Speaking of payments, the AMA and other organizations are fighting the idea of an independent commission that would set fees and reimbursement schedules. God knows, such a commission might make it pay to be doing for a patient rather be doing to a patient. Alas, the money is in doing to; the AMA is against that changing.

As a confession, in those days when we all had close and cozy relationships with pharmaceutical companies, I took honoraria, spoke at conferences in beautiful resorts and had many free lunches. Of course I told myself, that all my professors and colleagues were doing it so it had to be OK; and I actually thought I could certainly separate the free lunch from any tendency on my part to prescribe a drug produced by that company. Looking back that was naive.

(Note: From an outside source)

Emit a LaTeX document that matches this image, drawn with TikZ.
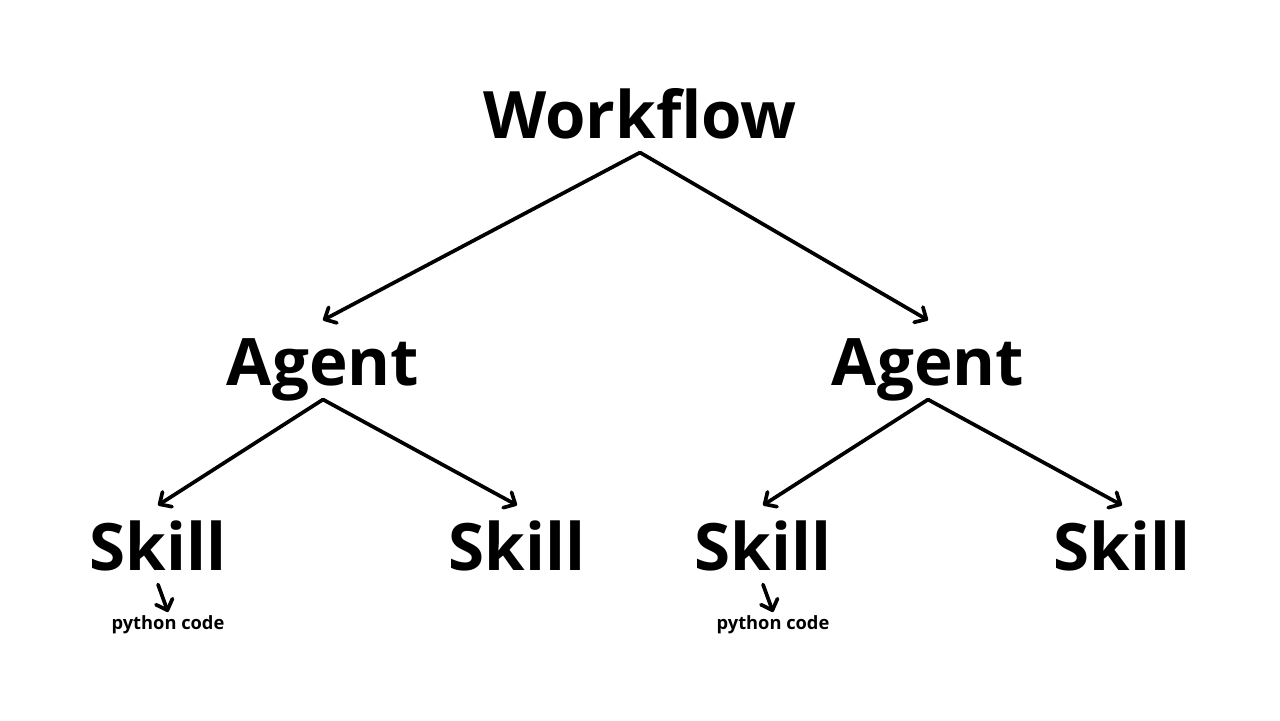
\documentclass[tikz,border=0pt]{standalone}
\usepackage{fontspec}
\setmainfont{Open Sans}
\usetikzlibrary{arrows.meta}
\tikzset{
  big/.style={font=\bfseries\fontsize{18.6}{22}\selectfont, inner sep=0pt, text height=14.3pt, text depth=0pt, outer xsep=0pt, outer ysep=0.145cm, anchor=base},
  small/.style={font=\bfseries\fontsize{5.2}{6}\selectfont, inner sep=0pt, text height=3.7pt, text depth=0pt, outer xsep=0pt, outer ysep=0.04cm, anchor=base},
  arr/.style={draw=black, line width=1.05pt, line cap=round, -{Straight Barb[length=2.6pt,width=5pt,line width=1.05pt,round]}}
}
\begin{document}
\begin{tikzpicture}[x=0.01cm,y=-0.01cm]
\useasboundingbox[fill=white] (0,0) rectangle (1280,720);
\node[big] (wf) at (640,138) {Workflow};
\node[big] (a1) at (323,385) {Agent};
\node[big] (a2) at (928,385) {Agent};
\node[big] (s1) at (158,570) {Skill};
\node[big] (s2) at (517,570) {Skill};
\node[big] (s3) at (763,570) {Skill};
\node[big] (s4) at (1122,570) {Skill};
\node[small] (p1) at (168,629) {python code};
\node[small] (p3) at (773,629) {python code};
\draw[arr] (wf.south) -- (a1.north);
\draw[arr] (wf.south) -- (a2.north);
\draw[arr] (a1.south) -- (s1.north);
\draw[arr] (a1.south) -- (s2.north);
\draw[arr] (a2.south) -- (s3.north);
\draw[arr] (a2.south) -- (s4.north);
\draw[arr] (s1.south) -- (p1.north);
\draw[arr] (s3.south) -- (p3.north);
\end{tikzpicture}
\end{document}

What brought about change was public scrutiny. Universities became hyper aware and now of course we all treat pharma contact with great caution. My point is, until public sentiment, embarrassment and finally our good conscience kick in to tell us something is wrong, we will keep dipping into that trough.

I think legislation needs to put an end to doctors profiting on businesses to which they can funnel patients--that is business not medicine. If you try to call it medicine then it is corruption. Without legislation, it will keep happening.